Both parties looked to New York law to determine the location of the injury. While the defendants relied on New York’s choice of law statute, the plaintiffs pointed to New York’s personal jurisdiction long-arm statute. Judge Daniels held that because Nabisco requires consideration of the location of the injury, the choice of law statute (which looks to the location of the injury, as opposed to the long-arm statute, which looks to the location of the wrongful conduct) controlled:

… Defendants’ proposed test, which focuses on the plaintiff and where the alleged injury was suffered, is the appropriate approach to determine whether a plaintiff may maintain a private cause of action under § 1964(c).
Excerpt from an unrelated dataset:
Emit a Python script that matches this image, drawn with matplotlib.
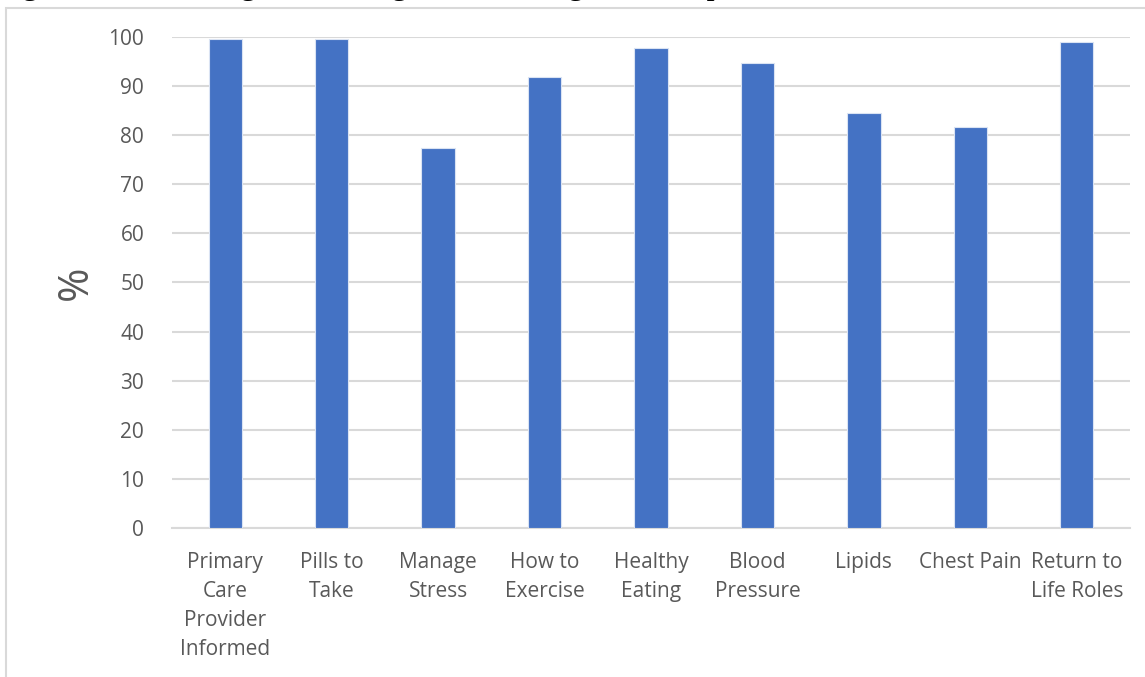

Plaintiffs’ proposed approach, which focuses on whether the defendant’s contacts with the forum are sufficient to comport with due process—to determine where a plaintiff suffered an alleged RICO injury—is misguided.

Judge Daniels’ specific holding is instructive, but more instructive still is the parties’ and the court’s unanimity that, in any event, New York law controlled the location-of-the-injury test.

Of course, district courts commonly apply the choice of law rules of the state in which the court is seated (as Judge Daniels did in Bascuñan), but that principle’s sudden importance in civil RICO litigation shows that the case may be the first of many district and circuit court cases grappling with the choice of law inquiry the Supreme Court seems to have mandated. If courts continue to rely on state laws to determine the location of a plaintiff’s RICO injury – which is far from certain – well-advised RICO plaintiffs will carefully scrutinize prospective forums’ choice of law rules prior to filing suit. And this approach suggests that civil RICO may not mean the same in each state, because there are as many approaches to choice of law as there are states in the Union. While the Supreme Court may not have intended to incentivize civil RICO plaintiffs’ forum shopping, the interplay between the Court’s holding and federal courts’ application of state choice of law rules may guarantee it.